Data analytics refers to a process by which data is searched, explored, or displayed in a visualized manner based on specific problems so as to form insight and finally make decisions. Data analytics represents a key step from data conversion to action and is also the most complicated part of data engineering.

Data analytics is usually completed by data analysts with specialized knowledge. Figure 4-2 highlights some key aspects of analytics that are utilized to obtain policymaking support.

Each process from insight to decision is based on the results of this analysis. Nevertheless, each level of analytics means greater challenges than that of the previous one. If the system fails to complete such analytics on its own, the intervention of human wisdom is required.

A data analytics system should continuously learn from human wisdom and enrich its data dimensions and AI so as to solve these problems and reduce the cost of human involvement to the largest extent.

For example, in the currently popular internet finance field, big data and AI algorithms can be used to evaluate user credit quickly and determine the limit of a personal loan, almost without human intervention, and the cost of such solutions is far lower than that of traditional banks.

Data analytics is divided into two stages, namely data insight and data decisions.

Data Insight

Data insight refers to a process by which data is understood through data analytics. Data insights are usually presented in the form of documents, figures, charts, or other visualizations.

Data insight can be divided into the following types depending on the time delay from data ingestion to data insight:

Real time

Applicable to the contexts where data insight needs to be obtained in a real-time manner. Server system monitoring is one example of simple contexts. An alarm and response plan should be immediately triggered when key indicators (including magnetic disk and network) exceed the designated threshold. In complicated contexts such as P2P fraud prevention, a judgment should be made if there is any possibility of fraud according to contextual data (the borrower’s data and characteristics) and third-party data (the borrower’s credit data). Also, an alarm should be trigged based on such judgment.

Interactive

Applicable to the context where the insight needs to be obtained in an interactive manner. For example, a business expert cannot get an answer in one query when studying the reason for the recent fall in the sales volume for a particular product. A clue needs to be obtained through continuous query, thus determining the target for the next query. The response speed of the query should be in an almost real-time manner, as required by interactive insight.

Batch

Applicable to the context where the insight should be completed once every time interval. For example, there are no real-time requirements for behavior statistics of mobile app users (including add, daily active, retain) in general cases.
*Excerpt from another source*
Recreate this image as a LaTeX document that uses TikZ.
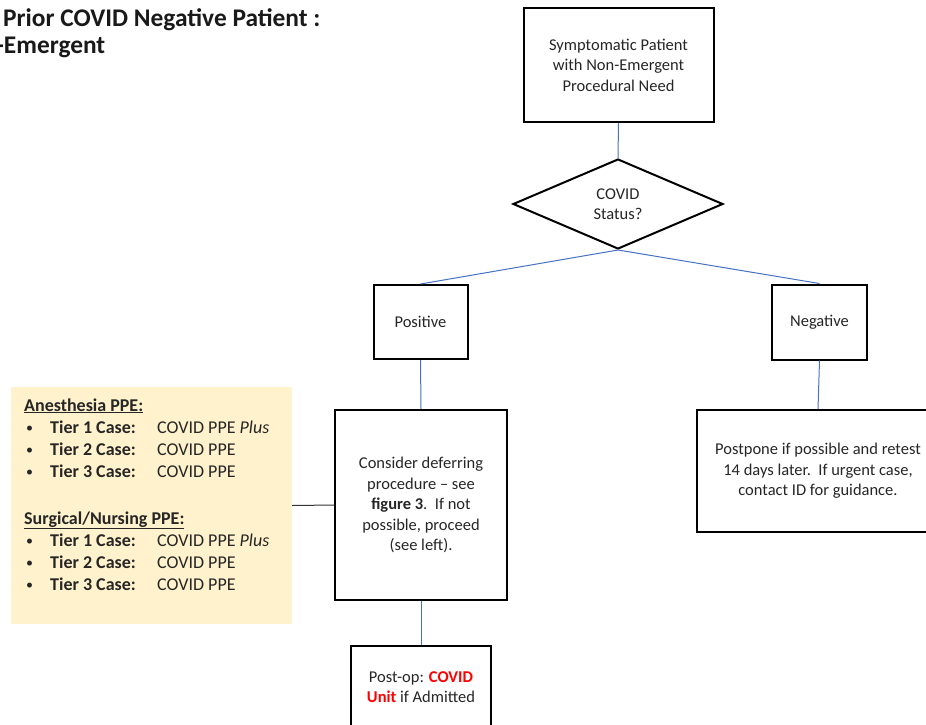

The depth and completeness of data insight results greatly affects the quality of decisions.

Data Decisions

A decision is a process by which an action plan is formulated based on the result of data insight. In the case of sufficient and deep data insight, it is much easier to make a decision.

Action

An action is a process by which the decision generated in the analytics stage is put into use and the effect is assessed. It includes two stages, namely deployment and assessment.

Deployment

Deployment is a process by which action strategies are implemented. Simple deployment includes presenting the visualized result or reaching users during the marketing process. However, the common deployment is more complicated.

Assessment

Assessment is a process by which the action result is measured; it aims to provide a basis for optimization of all data engineering.

In practice, although the problems of the action result appear to be derived from the decision, they are more a reflection on data quality. Data quality may relate to all the stages of data engineering, including acquisition, preparation, enrichment, insight, decision, and action. Thus, it is necessary to track the processing procedures of each link, which can help to locate the root causes for problems.